Flight cancellations and hours-long delays continued to haunt holiday travelers at airports across Brazil on Saturday despite an emergency intervention by the nation's air force.

President Luiz Inacio Lula da Silva on Friday called in the Brazilian air force to help transport airline passengers on an emergency basis, but it was not enough to ease the situation.

Overbooked flights and delays of up to 24 hours caused protests and anger among travelers stuck in airports. An upset woman was detained at Rio de Janeiro's international airport after tossing a computer toward airline employees, breaking one worker's arm.

In Sao Paulo, passengers were lining up for check-in along the sidewalks outside the metropolitan airport of Congonhas — the country's busiest.

"We had airlines overbooking, they sold tickets they could not have sold," Silva said. "The air force is helping and we can expect that by (Sunday) things will get better and passengers will be able to fly with tranquility."

Air force planes began transporting stranded passengers late Friday, but due to the low passenger capacity of the eight jets — two Boeing 707s, two Boeing 737s and four Embraer EMB-145s — only 760 people were expected to be transported by the end of Saturday.

Tam Linhas Aereas SA, Brazil's No. 1 carrier, had the worst problems of all. Six of its aircraft were unable to take off Wednesday because of maintenance problems, causing a "snowball" effect of canceled and delayed flights.

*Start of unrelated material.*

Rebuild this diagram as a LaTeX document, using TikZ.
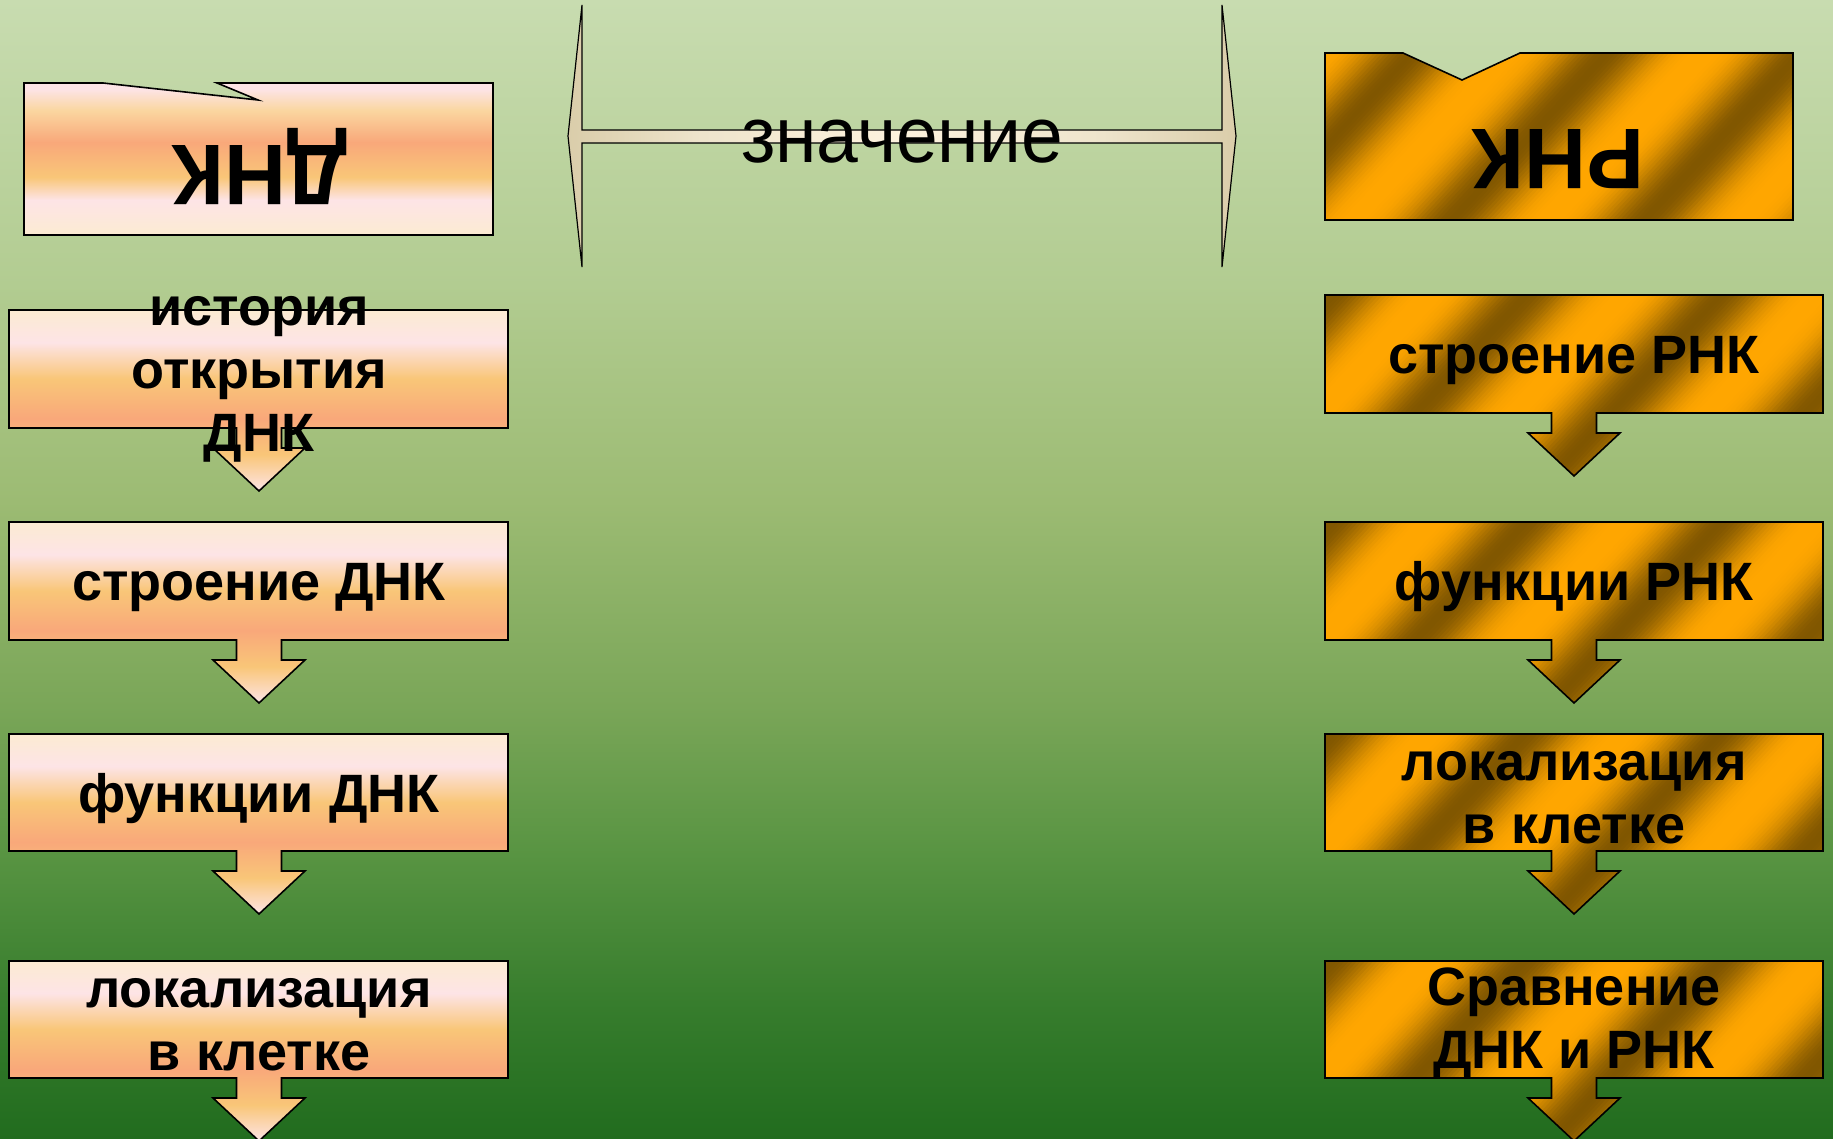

All of Tam's flights were delayed at the Brasilia and Rio de Janeiro airports on Saturday.

The company said in a statement it was doing everything possible "to bring normality back to Brazilian airports."

The National Agency of Civil Aviation, ANAC, ordered Tam to halt ticket sales Friday as "predicted improvements in the treatment of passengers did not occur, with the persistence of delays."

ANAC president Milton Zuanazzi said the situation was expected to be solved by Saturday evening.

"These problems won't occur again, they cannot occur on the eve of a holiday," Zuanazzi told the GloboNews TV.

Nearly half of the 675 flights in 67 Brazilian airports were delayed by at least an hour on Saturday morning, ANAC said.

The latest airport woes started on Tuesday after the Congonhas airport had to be shut down due to bad weather.

Brazil's airports have been plagued by problems since a midair collision between a Gol airlines Boeing 737 and an Embraer Legacy 600 executive jet killed 154 passengers on Sep. 29 in the country's worst air disaster.

After the crash, air traffic controllers began following regulations to the letter in a "work-to-rule" protest to demand better pay and working conditions.

On Dec. 5, authorities suspended takeoffs from three major airports for several hours after an air control system failed, prompting an unprecedented wave of flight cancellations.